"""

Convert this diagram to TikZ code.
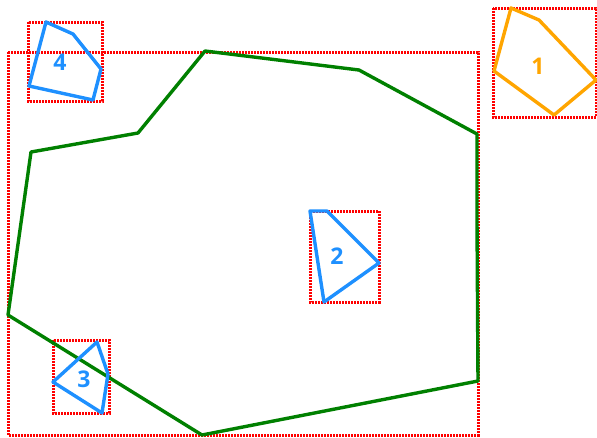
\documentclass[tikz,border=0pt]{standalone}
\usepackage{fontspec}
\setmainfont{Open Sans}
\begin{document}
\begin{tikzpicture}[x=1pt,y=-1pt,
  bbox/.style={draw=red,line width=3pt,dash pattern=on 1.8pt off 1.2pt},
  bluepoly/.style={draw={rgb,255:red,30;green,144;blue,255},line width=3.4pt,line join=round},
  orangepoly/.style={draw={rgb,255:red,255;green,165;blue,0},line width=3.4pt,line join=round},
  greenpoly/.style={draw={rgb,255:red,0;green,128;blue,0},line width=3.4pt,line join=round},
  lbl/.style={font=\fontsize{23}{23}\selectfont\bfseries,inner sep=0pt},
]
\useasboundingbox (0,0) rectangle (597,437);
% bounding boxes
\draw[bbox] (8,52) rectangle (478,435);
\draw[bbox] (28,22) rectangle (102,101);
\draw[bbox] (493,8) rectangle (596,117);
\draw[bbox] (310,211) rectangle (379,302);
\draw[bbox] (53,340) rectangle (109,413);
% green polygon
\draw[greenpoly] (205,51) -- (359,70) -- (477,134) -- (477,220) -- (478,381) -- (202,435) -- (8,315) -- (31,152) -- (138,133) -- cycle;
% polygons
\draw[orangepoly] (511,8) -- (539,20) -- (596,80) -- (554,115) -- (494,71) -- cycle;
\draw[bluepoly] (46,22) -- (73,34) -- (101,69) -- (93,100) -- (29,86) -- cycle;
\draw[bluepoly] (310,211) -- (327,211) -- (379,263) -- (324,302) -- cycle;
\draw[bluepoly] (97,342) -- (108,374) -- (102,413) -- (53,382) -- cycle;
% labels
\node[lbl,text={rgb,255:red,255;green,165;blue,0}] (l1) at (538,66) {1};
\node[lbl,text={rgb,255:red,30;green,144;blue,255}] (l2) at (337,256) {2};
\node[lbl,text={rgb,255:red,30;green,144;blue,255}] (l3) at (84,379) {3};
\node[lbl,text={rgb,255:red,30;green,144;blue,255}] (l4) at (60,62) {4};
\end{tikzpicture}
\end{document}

"""

Copy out every line of the material above exactly, skipping the pictures.

### TASK OUTPUT
Convert this diagram to TikZ code.
\documentclass[tikz,border=0pt]{standalone}
\usepackage{fontspec}
\setmainfont{Open Sans}
\begin{document}
\begin{tikzpicture}[x=1pt,y=-1pt,
  bbox/.style={draw=red,line width=3pt,dash pattern=on 1.8pt off 1.2pt},
  bluepoly/.style={draw={rgb,255:red,30;green,144;blue,255},line width=3.4pt,line join=round},
  orangepoly/.style={draw={rgb,255:red,255;green,165;blue,0},line width=3.4pt,line join=round},
  greenpoly/.style={draw={rgb,255:red,0;green,128;blue,0},line width=3.4pt,line join=round},
  lbl/.style={font=\fontsize{23}{23}\selectfont\bfseries,inner sep=0pt},
]
\useasboundingbox (0,0) rectangle (597,437);
% bounding boxes
\draw[bbox] (8,52) rectangle (478,435);
\draw[bbox] (28,22) rectangle (102,101);
\draw[bbox] (493,8) rectangle (596,117);
\draw[bbox] (310,211) rectangle (379,302);
\draw[bbox] (53,340) rectangle (109,413);
% green polygon
\draw[greenpoly] (205,51) -- (359,70) -- (477,134) -- (477,220) -- (478,381) -- (202,435) -- (8,315) -- (31,152) -- (138,133) -- cycle;
% polygons
\draw[orangepoly] (511,8) -- (539,20) -- (596,80) -- (554,115) -- (494,71) -- cycle;
\draw[bluepoly] (46,22) -- (73,34) -- (101,69) -- (93,100) -- (29,86) -- cycle;
\draw[bluepoly] (310,211) -- (327,211) -- (379,263) -- (324,302) -- cycle;
\draw[bluepoly] (97,342) -- (108,374) -- (102,413) -- (53,382) -- cycle;
% labels
\node[lbl,text={rgb,255:red,255;green,165;blue,0}] (l1) at (538,66) {1};
\node[lbl,text={rgb,255:red,30;green,144;blue,255}] (l2) at (337,256) {2};
\node[lbl,text={rgb,255:red,30;green,144;blue,255}] (l3) at (84,379) {3};
\node[lbl,text={rgb,255:red,30;green,144;blue,255}] (l4) at (60,62) {4};
\end{tikzpicture}
\end{document}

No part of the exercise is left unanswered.